- Given task -
Retype the data that follows line by line, exactly, and leave its pictures out.

════════

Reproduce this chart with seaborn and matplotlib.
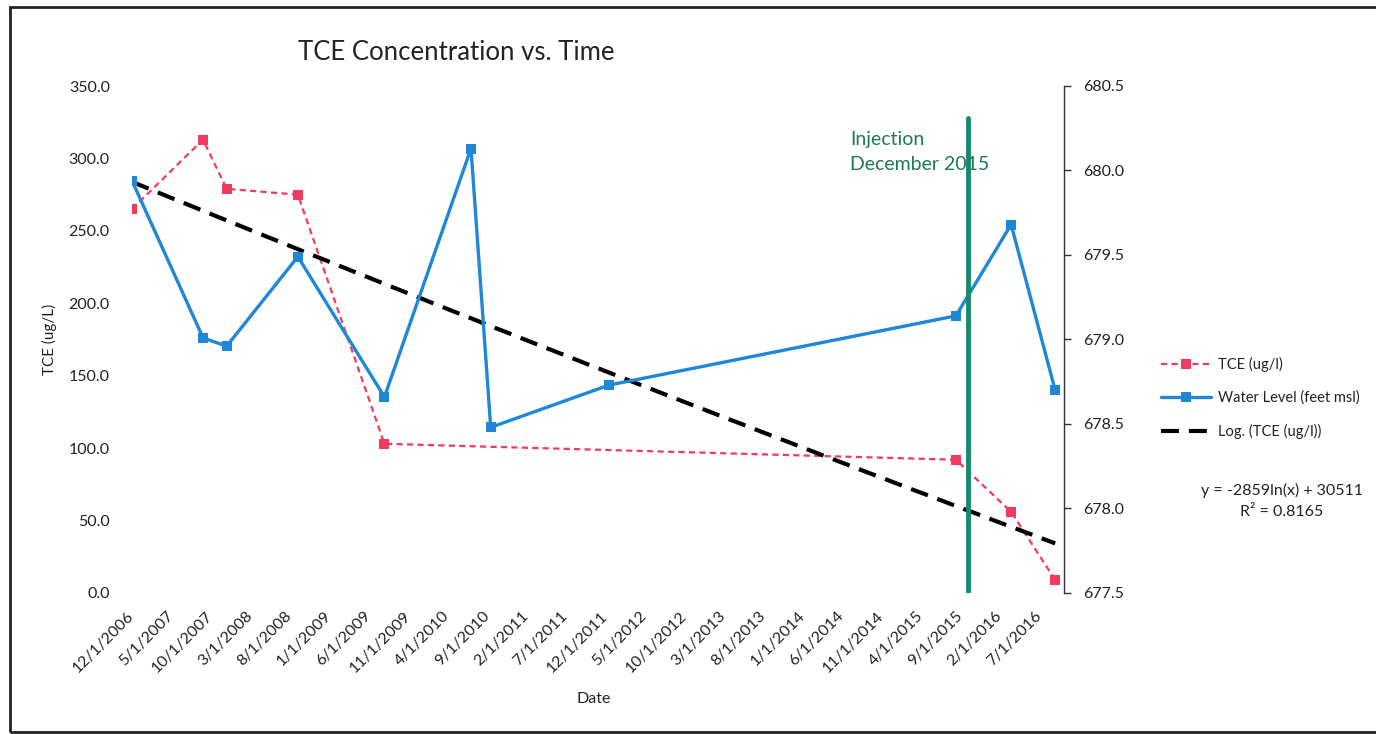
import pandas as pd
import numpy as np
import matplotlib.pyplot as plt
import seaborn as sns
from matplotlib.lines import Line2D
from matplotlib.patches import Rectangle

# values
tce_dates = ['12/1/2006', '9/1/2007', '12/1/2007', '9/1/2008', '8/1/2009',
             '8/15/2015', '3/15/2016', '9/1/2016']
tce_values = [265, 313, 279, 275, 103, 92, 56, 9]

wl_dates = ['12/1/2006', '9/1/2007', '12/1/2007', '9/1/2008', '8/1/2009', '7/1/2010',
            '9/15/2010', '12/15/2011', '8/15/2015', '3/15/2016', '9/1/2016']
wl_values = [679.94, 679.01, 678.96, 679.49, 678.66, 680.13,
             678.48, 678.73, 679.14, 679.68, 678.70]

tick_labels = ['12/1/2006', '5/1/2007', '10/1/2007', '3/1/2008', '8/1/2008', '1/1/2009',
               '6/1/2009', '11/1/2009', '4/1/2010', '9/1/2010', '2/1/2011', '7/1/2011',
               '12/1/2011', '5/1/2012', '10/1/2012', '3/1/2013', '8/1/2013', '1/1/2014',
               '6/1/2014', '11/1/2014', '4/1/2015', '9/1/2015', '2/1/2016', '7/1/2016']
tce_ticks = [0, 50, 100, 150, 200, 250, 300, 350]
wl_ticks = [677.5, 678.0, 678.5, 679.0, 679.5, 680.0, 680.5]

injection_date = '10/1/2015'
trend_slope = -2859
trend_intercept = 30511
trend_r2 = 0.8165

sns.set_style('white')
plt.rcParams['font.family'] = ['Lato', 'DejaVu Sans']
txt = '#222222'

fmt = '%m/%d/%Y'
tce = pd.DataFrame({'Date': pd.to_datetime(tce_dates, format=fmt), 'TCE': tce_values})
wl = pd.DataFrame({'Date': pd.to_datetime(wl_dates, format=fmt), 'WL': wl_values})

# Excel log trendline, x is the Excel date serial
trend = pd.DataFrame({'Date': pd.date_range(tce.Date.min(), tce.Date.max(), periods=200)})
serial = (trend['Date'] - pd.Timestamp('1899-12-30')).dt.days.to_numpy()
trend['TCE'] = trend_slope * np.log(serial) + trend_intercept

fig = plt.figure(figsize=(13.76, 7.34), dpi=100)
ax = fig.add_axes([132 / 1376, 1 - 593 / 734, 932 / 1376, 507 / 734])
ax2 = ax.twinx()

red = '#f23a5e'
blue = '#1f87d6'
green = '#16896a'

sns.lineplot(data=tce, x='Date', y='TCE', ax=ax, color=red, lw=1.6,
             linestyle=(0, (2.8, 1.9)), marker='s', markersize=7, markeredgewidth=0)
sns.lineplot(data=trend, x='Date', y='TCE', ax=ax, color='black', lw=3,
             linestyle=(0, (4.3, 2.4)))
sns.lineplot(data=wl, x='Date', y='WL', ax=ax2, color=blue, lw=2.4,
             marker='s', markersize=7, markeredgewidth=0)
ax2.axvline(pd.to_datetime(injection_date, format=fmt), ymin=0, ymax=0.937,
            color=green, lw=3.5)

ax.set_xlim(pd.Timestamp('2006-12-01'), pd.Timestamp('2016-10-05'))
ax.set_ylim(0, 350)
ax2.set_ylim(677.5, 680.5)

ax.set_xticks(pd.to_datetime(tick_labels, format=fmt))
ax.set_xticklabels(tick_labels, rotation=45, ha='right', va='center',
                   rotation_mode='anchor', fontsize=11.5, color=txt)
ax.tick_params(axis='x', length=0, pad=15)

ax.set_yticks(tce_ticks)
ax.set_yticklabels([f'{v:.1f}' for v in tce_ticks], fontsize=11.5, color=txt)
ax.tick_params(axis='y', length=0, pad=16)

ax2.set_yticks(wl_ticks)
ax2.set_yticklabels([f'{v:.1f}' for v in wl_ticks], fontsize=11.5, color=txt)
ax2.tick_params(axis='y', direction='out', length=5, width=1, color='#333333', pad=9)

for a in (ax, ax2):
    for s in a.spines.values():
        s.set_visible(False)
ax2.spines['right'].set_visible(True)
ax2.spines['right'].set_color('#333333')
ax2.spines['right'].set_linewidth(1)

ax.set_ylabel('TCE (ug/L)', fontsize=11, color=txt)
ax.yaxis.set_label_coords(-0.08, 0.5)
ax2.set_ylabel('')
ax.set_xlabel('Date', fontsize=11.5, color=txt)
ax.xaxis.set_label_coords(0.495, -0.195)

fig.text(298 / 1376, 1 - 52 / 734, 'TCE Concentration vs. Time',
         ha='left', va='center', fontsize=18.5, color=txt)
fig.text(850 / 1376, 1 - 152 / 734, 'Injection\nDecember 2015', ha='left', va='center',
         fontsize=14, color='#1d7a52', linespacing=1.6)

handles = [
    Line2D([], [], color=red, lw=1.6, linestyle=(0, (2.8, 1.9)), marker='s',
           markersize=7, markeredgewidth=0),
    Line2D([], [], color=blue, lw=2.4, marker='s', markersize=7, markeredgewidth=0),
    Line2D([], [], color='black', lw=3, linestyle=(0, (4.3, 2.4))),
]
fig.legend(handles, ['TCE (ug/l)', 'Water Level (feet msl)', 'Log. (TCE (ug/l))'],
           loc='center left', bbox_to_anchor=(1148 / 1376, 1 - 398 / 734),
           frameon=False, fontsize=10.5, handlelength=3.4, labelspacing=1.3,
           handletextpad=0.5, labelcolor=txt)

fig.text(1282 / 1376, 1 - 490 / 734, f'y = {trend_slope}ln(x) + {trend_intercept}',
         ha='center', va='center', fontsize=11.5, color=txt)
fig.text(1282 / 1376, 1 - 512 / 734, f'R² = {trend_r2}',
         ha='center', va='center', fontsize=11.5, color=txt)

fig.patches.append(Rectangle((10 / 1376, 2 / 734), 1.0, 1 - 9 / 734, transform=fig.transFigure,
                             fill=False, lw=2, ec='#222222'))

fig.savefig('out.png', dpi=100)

════════

- Written solution -
Reproduce this chart with seaborn and matplotlib.
import pandas as pd
import numpy as np
import matplotlib.pyplot as plt
import seaborn as sns
from matplotlib.lines import Line2D
from matplotlib.patches import Rectangle

# values
tce_dates = ['12/1/2006', '9/1/2007', '12/1/2007', '9/1/2008', '8/1/2009',
             '8/15/2015', '3/15/2016', '9/1/2016']
tce_values = [265, 313, 279, 275, 103, 92, 56, 9]

wl_dates = ['12/1/2006', '9/1/2007', '12/1/2007', '9/1/2008', '8/1/2009', '7/1/2010',
            '9/15/2010', '12/15/2011', '8/15/2015', '3/15/2016', '9/1/2016']
wl_values = [679.94, 679.01, 678.96, 679.49, 678.66, 680.13,
             678.48, 678.73, 679.14, 679.68, 678.70]

tick_labels = ['12/1/2006', '5/1/2007', '10/1/2007', '3/1/2008', '8/1/2008', '1/1/2009',
               '6/1/2009', '11/1/2009', '4/1/2010', '9/1/2010', '2/1/2011', '7/1/2011',
               '12/1/2011', '5/1/2012', '10/1/2012', '3/1/2013', '8/1/2013', '1/1/2014',
               '6/1/2014', '11/1/2014', '4/1/2015', '9/1/2015', '2/1/2016', '7/1/2016']
tce_ticks = [0, 50, 100, 150, 200, 250, 300, 350]
wl_ticks = [677.5, 678.0, 678.5, 679.0, 679.5, 680.0, 680.5]

injection_date = '10/1/2015'
trend_slope = -2859
trend_intercept = 30511
trend_r2 = 0.8165

sns.set_style('white')
plt.rcParams['font.family'] = ['Lato', 'DejaVu Sans']
txt = '#222222'

fmt = '%m/%d/%Y'
tce = pd.DataFrame({'Date': pd.to_datetime(tce_dates, format=fmt), 'TCE': tce_values})
wl = pd.DataFrame({'Date': pd.to_datetime(wl_dates, format=fmt), 'WL': wl_values})

# Excel log trendline, x is the Excel date serial
trend = pd.DataFrame({'Date': pd.date_range(tce.Date.min(), tce.Date.max(), periods=200)})
serial = (trend['Date'] - pd.Timestamp('1899-12-30')).dt.days.to_numpy()
trend['TCE'] = trend_slope * np.log(serial) + trend_intercept

fig = plt.figure(figsize=(13.76, 7.34), dpi=100)
ax = fig.add_axes([132 / 1376, 1 - 593 / 734, 932 / 1376, 507 / 734])
ax2 = ax.twinx()

red = '#f23a5e'
blue = '#1f87d6'
green = '#16896a'

sns.lineplot(data=tce, x='Date', y='TCE', ax=ax, color=red, lw=1.6,
             linestyle=(0, (2.8, 1.9)), marker='s', markersize=7, markeredgewidth=0)
sns.lineplot(data=trend, x='Date', y='TCE', ax=ax, color='black', lw=3,
             linestyle=(0, (4.3, 2.4)))
sns.lineplot(data=wl, x='Date', y='WL', ax=ax2, color=blue, lw=2.4,
             marker='s', markersize=7, markeredgewidth=0)
ax2.axvline(pd.to_datetime(injection_date, format=fmt), ymin=0, ymax=0.937,
            color=green, lw=3.5)

ax.set_xlim(pd.Timestamp('2006-12-01'), pd.Timestamp('2016-10-05'))
ax.set_ylim(0, 350)
ax2.set_ylim(677.5, 680.5)

ax.set_xticks(pd.to_datetime(tick_labels, format=fmt))
ax.set_xticklabels(tick_labels, rotation=45, ha='right', va='center',
                   rotation_mode='anchor', fontsize=11.5, color=txt)
ax.tick_params(axis='x', length=0, pad=15)

ax.set_yticks(tce_ticks)
ax.set_yticklabels([f'{v:.1f}' for v in tce_ticks], fontsize=11.5, color=txt)
ax.tick_params(axis='y', length=0, pad=16)

ax2.set_yticks(wl_ticks)
ax2.set_yticklabels([f'{v:.1f}' for v in wl_ticks], fontsize=11.5, color=txt)
ax2.tick_params(axis='y', direction='out', length=5, width=1, color='#333333', pad=9)

for a in (ax, ax2):
    for s in a.spines.values():
        s.set_visible(False)
ax2.spines['right'].set_visible(True)
ax2.spines['right'].set_color('#333333')
ax2.spines['right'].set_linewidth(1)

ax.set_ylabel('TCE (ug/L)', fontsize=11, color=txt)
ax.yaxis.set_label_coords(-0.08, 0.5)
ax2.set_ylabel('')
ax.set_xlabel('Date', fontsize=11.5, color=txt)
ax.xaxis.set_label_coords(0.495, -0.195)

fig.text(298 / 1376, 1 - 52 / 734, 'TCE Concentration vs. Time',
         ha='left', va='center', fontsize=18.5, color=txt)
fig.text(850 / 1376, 1 - 152 / 734, 'Injection\nDecember 2015', ha='left', va='center',
         fontsize=14, color='#1d7a52', linespacing=1.6)

handles = [
    Line2D([], [], color=red, lw=1.6, linestyle=(0, (2.8, 1.9)), marker='s',
           markersize=7, markeredgewidth=0),
    Line2D([], [], color=blue, lw=2.4, marker='s', markersize=7, markeredgewidth=0),
    Line2D([], [], color='black', lw=3, linestyle=(0, (4.3, 2.4))),
]
fig.legend(handles, ['TCE (ug/l)', 'Water Level (feet msl)', 'Log. (TCE (ug/l))'],
           loc='center left', bbox_to_anchor=(1148 / 1376, 1 - 398 / 734),
           frameon=False, fontsize=10.5, handlelength=3.4, labelspacing=1.3,
           handletextpad=0.5, labelcolor=txt)

fig.text(1282 / 1376, 1 - 490 / 734, f'y = {trend_slope}ln(x) + {trend_intercept}',
         ha='center', va='center', fontsize=11.5, color=txt)
fig.text(1282 / 1376, 1 - 512 / 734, f'R² = {trend_r2}',
         ha='center', va='center', fontsize=11.5, color=txt)

fig.patches.append(Rectangle((10 / 1376, 2 / 734), 1.0, 1 - 9 / 734, transform=fig.transFigure,
                             fill=False, lw=2, ec='#222222'))

fig.savefig('out.png', dpi=100)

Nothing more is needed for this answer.